_EXTRACTED INFORMATION_
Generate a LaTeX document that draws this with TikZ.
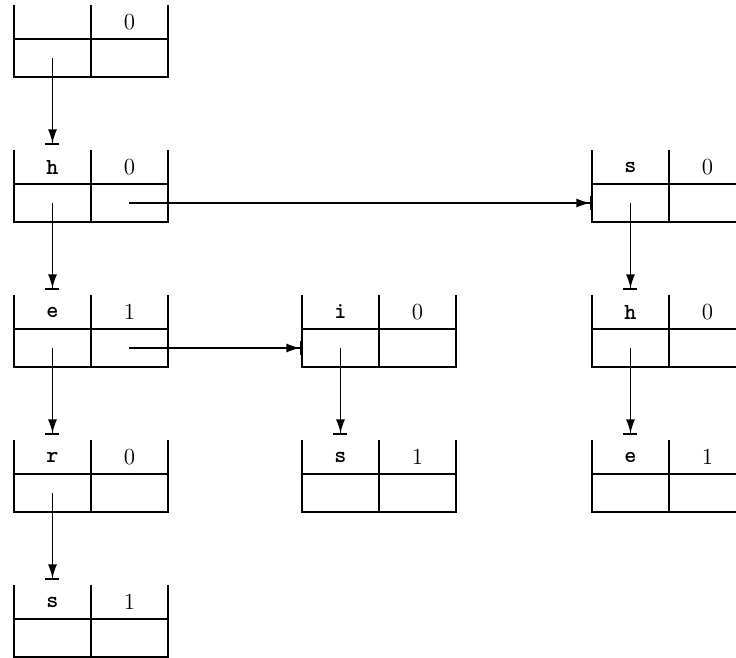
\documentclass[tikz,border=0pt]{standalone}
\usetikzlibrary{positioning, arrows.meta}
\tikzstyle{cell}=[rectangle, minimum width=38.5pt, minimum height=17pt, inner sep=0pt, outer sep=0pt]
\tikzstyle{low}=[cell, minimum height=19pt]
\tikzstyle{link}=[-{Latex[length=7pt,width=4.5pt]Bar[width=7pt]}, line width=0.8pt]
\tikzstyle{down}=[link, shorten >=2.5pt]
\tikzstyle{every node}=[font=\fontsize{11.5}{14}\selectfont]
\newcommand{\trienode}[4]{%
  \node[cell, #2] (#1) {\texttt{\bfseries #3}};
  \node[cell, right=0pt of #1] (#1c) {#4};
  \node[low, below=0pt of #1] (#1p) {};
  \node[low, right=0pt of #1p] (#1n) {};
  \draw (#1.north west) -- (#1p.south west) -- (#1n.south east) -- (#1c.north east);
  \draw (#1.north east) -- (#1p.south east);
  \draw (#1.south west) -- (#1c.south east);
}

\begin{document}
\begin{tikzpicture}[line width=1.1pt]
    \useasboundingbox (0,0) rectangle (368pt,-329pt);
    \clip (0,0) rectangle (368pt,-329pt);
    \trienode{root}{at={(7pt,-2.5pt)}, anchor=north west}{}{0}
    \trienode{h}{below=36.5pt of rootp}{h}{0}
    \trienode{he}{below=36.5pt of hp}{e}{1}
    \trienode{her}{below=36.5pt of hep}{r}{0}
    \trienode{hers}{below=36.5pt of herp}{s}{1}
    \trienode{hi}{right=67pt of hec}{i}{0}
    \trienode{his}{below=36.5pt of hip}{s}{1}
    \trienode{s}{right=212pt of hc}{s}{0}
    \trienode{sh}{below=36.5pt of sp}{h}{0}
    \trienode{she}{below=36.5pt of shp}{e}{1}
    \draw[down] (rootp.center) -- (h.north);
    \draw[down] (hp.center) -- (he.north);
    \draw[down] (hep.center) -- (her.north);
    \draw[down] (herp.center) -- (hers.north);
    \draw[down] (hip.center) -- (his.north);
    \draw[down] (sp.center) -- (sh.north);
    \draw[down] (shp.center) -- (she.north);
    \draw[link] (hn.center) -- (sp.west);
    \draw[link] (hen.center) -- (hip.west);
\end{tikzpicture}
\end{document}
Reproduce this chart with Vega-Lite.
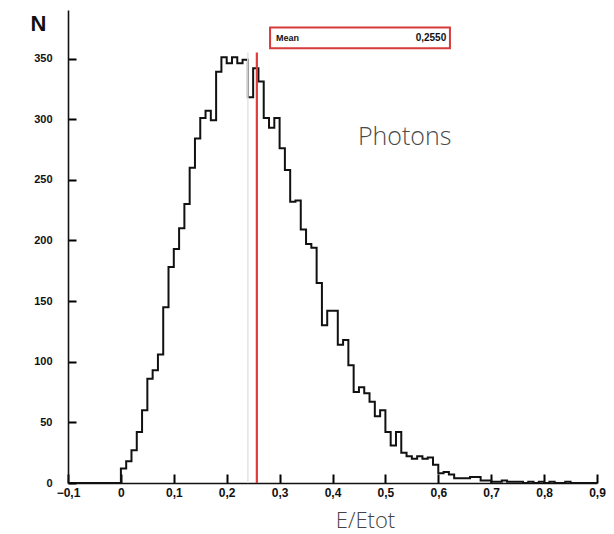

_EXERCISE DIRECTIONS_
Leave out the pictures and copy everything else in the records word for word.

_SOLVED EXERCISE_
Generate a LaTeX document that draws this with TikZ.
\documentclass[tikz,border=0pt]{standalone}
\usetikzlibrary{positioning, arrows.meta}
\tikzstyle{cell}=[rectangle, minimum width=38.5pt, minimum height=17pt, inner sep=0pt, outer sep=0pt]
\tikzstyle{low}=[cell, minimum height=19pt]
\tikzstyle{link}=[-{Latex[length=7pt,width=4.5pt]Bar[width=7pt]}, line width=0.8pt]
\tikzstyle{down}=[link, shorten >=2.5pt]
\tikzstyle{every node}=[font=\fontsize{11.5}{14}\selectfont]
\newcommand{\trienode}[4]{%
  \node[cell, #2] (#1) {\texttt{\bfseries #3}};
  \node[cell, right=0pt of #1] (#1c) {#4};
  \node[low, below=0pt of #1] (#1p) {};
  \node[low, right=0pt of #1p] (#1n) {};
  \draw (#1.north west) -- (#1p.south west) -- (#1n.south east) -- (#1c.north east);
  \draw (#1.north east) -- (#1p.south east);
  \draw (#1.south west) -- (#1c.south east);
}

\begin{document}
\begin{tikzpicture}[line width=1.1pt]
    \useasboundingbox (0,0) rectangle (368pt,-329pt);
    \clip (0,0) rectangle (368pt,-329pt);
    \trienode{root}{at={(7pt,-2.5pt)}, anchor=north west}{}{0}
    \trienode{h}{below=36.5pt of rootp}{h}{0}
    \trienode{he}{below=36.5pt of hp}{e}{1}
    \trienode{her}{below=36.5pt of hep}{r}{0}
    \trienode{hers}{below=36.5pt of herp}{s}{1}
    \trienode{hi}{right=67pt of hec}{i}{0}
    \trienode{his}{below=36.5pt of hip}{s}{1}
    \trienode{s}{right=212pt of hc}{s}{0}
    \trienode{sh}{below=36.5pt of sp}{h}{0}
    \trienode{she}{below=36.5pt of shp}{e}{1}
    \draw[down] (rootp.center) -- (h.north);
    \draw[down] (hp.center) -- (he.north);
    \draw[down] (hep.center) -- (her.north);
    \draw[down] (herp.center) -- (hers.north);
    \draw[down] (hip.center) -- (his.north);
    \draw[down] (sp.center) -- (sh.north);
    \draw[down] (shp.center) -- (she.north);
    \draw[link] (hn.center) -- (sp.west);
    \draw[link] (hen.center) -- (hip.west);
\end{tikzpicture}
\end{document}
Reproduce this chart with Vega-Lite.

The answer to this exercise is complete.